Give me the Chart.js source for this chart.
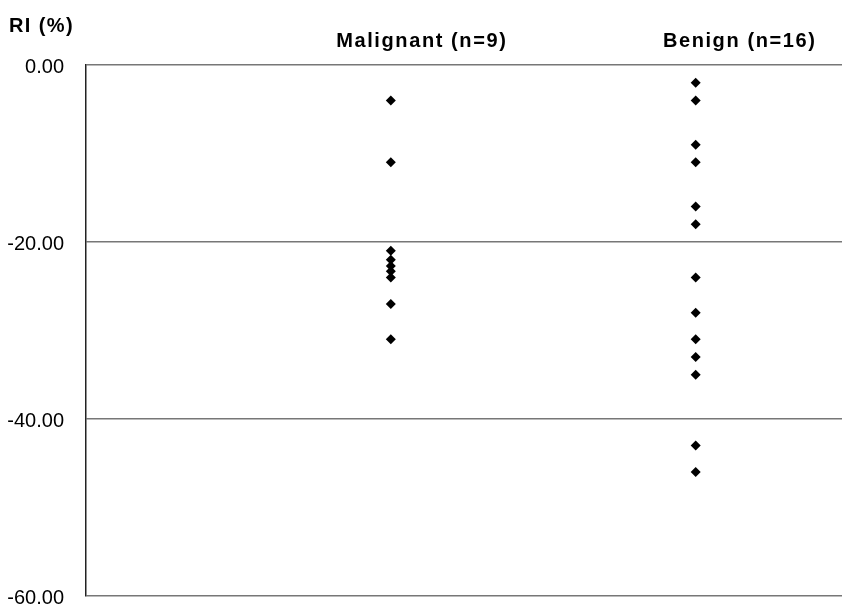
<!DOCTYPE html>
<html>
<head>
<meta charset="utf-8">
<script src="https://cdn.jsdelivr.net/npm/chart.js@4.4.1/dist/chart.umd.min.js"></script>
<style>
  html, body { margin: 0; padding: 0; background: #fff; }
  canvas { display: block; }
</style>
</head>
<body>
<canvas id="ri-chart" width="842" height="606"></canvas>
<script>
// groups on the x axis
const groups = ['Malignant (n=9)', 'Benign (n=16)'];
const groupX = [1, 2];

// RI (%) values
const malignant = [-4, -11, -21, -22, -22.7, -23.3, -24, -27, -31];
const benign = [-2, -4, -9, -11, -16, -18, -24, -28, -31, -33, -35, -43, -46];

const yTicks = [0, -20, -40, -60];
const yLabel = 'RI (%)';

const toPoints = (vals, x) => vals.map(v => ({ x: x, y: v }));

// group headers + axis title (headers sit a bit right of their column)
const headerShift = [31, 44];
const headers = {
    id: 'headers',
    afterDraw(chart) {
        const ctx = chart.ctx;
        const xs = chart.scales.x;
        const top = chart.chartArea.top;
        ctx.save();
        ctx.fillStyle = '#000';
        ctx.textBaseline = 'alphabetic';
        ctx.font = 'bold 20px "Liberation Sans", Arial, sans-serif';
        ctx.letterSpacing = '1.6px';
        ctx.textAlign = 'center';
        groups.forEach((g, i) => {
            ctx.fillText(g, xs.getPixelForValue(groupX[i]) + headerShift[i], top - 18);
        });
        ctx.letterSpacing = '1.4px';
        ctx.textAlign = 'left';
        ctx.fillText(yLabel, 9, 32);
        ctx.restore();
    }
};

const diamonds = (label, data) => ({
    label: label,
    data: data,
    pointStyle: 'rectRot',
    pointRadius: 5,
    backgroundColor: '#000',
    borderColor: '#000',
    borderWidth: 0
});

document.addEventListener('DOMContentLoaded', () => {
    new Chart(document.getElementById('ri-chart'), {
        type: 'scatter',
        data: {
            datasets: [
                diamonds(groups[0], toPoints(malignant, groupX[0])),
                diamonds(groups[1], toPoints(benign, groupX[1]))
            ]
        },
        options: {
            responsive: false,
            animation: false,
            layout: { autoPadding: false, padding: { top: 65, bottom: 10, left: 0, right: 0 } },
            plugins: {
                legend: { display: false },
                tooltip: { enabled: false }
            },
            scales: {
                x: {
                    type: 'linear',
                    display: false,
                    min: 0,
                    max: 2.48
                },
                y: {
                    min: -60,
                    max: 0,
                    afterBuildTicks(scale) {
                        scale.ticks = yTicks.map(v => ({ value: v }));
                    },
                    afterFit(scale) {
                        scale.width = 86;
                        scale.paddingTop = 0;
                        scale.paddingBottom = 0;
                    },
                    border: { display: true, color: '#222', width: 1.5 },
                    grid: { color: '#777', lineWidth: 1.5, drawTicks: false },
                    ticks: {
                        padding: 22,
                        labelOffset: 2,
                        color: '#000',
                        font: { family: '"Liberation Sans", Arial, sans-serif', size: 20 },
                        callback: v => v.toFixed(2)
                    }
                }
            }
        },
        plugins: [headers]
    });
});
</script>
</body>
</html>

--------------------------------

- _What the task asks_
Track down every line of the material containing the string "chart", and copy it.

- _Exercise result_
Give me the Chart.js source for this chart.
<script src="https://cdn.jsdelivr.net/npm/chart.js@4.4.1/dist/chart.umd.min.js"></script>
<canvas id="ri-chart" width="842" height="606"></canvas>
    afterDraw(chart) {
        const ctx = chart.ctx;
        const xs = chart.scales.x;
        const top = chart.chartArea.top;
    new Chart(document.getElementById('ri-chart'), {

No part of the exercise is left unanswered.